1ère hypothèse : Cunings s’est suicidé ou va se suicider. « C’est évidemment possible mais peu probable: cela ne cadre ni avec les caractéristiques mentales que l’on peut déduire de sa formation ni avec la préparation du passage à l’acte (accumulation des armes, etc). Toutefois si l’importance du déploiement de forces qui le traquent rendait sa « mission » impossible ou s’il était cerné et dans l’incapacité de s’échapper, cette possibilité deviendrait très réelle, mais il est alors probable qu’il choisirait la solution du « suicide par policier » (« suicide by cop », voir hypothèse numéro 3) . »

2ème hypothèse : Il est déjà passé à l’étranger. « C’est peu probable: son ancrage est en Belgique, de même que les cibles qu’il semble vouloir atteindre. A prendre en compte toutefois si l’étranger est une solution de repli de courte durée avant de revenir pour passer à l’action. »

3ème hypothèse: Il est effectivement retranché dans sa région et y attend les forces de l’ordre en vue d’un « baroud final » qui équivaudrait, pour lui, à un « suicide par cop ». « L’ hypothèse est crédible. »

4ème hypothèse : Il est resté dans la région ou non et s’apprête à passer à l’acte contre une cible choisie. Comme Marc Van Ranst, placé sous protection, n’est plus une option, il pourrait se replier sur une cible « symbolique » (politique ou autre, depuis la scène belge à l’Union européenne, honnie par l’ultra droite) ou « naturelle » (pour les extrémistes de droite) : communauté musulmane communauté juive, milieux « alternatifs », etc. Il aurait, alors, laissé sur place des indices pour « fixer » ses poursuivants afin que les recherches se focalisent sur la région, lui donnant toute latitude de se déplacer.

Dans l’intérêt de l’enquête et de la protection de la sécurité publique, c’est cette hypothèse qu’il convient, jusqu’à preuve du contraire, de privilégier.

Un point, au passage, à prendre en considération: « antivaccin », Conings était basé à la caserne de Peutie où sont entreposés les millions de masques inutiles parce que non adaptés achetés par la Belgique pour faire face à la pandémie au début de la crise sanitaire. Il a ainsi pu toucher du doigt les insuffisances et les gaspillages d’un Etat qu’il a servi mais qu’il méprise et rejette aujourd’hui.

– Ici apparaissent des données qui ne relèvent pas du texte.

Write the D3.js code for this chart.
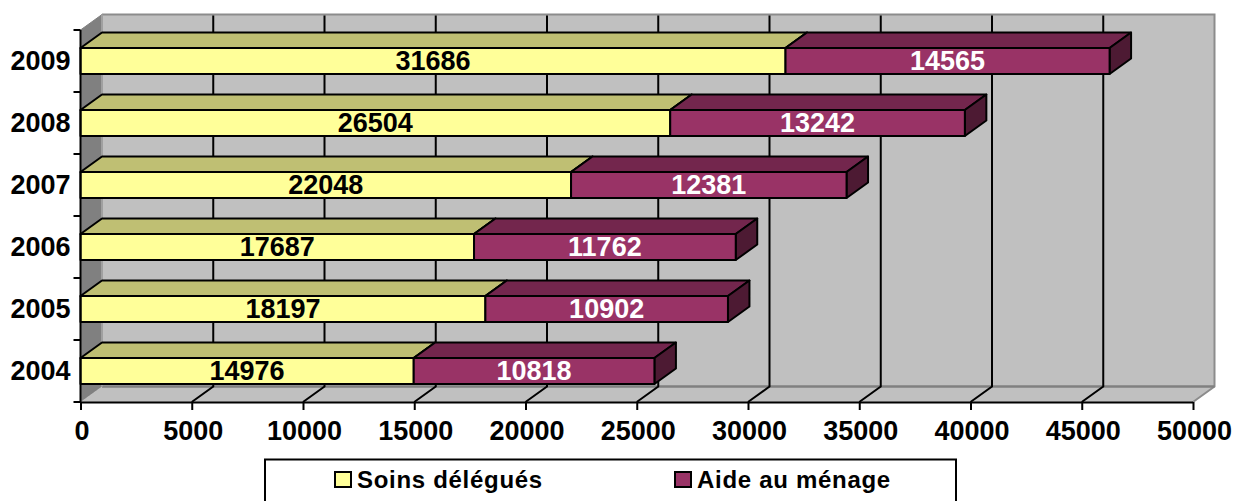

Reste deux éléments à peser, termine l’analyse: activement recherché dans un pays densément peuplé, sa photo et son signalement ayant été largement diffusés, Cunings sait qu’il doit agir vite ou, au contraire, trouver un point de repli et y attendre que la tempête se calme avant d’en sortir pour frapper.

Mais cette dernière possibilité impliquerait presque certainement qu’il ait un complice capable de l’héberger (et donc partageant ses idées), il aurait ainsi, symboliquement formé ou reformé le « binôme » avec le spotter qui est peu sa famille à lui. Dans ce cas, il ne peut s’agir, vu les caractéristiques qui ressortent de son profilage, que d’une personne dans laquelle sa confiance est absolue, ce qui réduit le champ des investigations.

Reste à savoir si Jürgen Cunings est parti « en mission » (qu’il s’est lui-même donnée) ou s’il a décidé de livrer son dernier combat dans une forêt du Limbourg.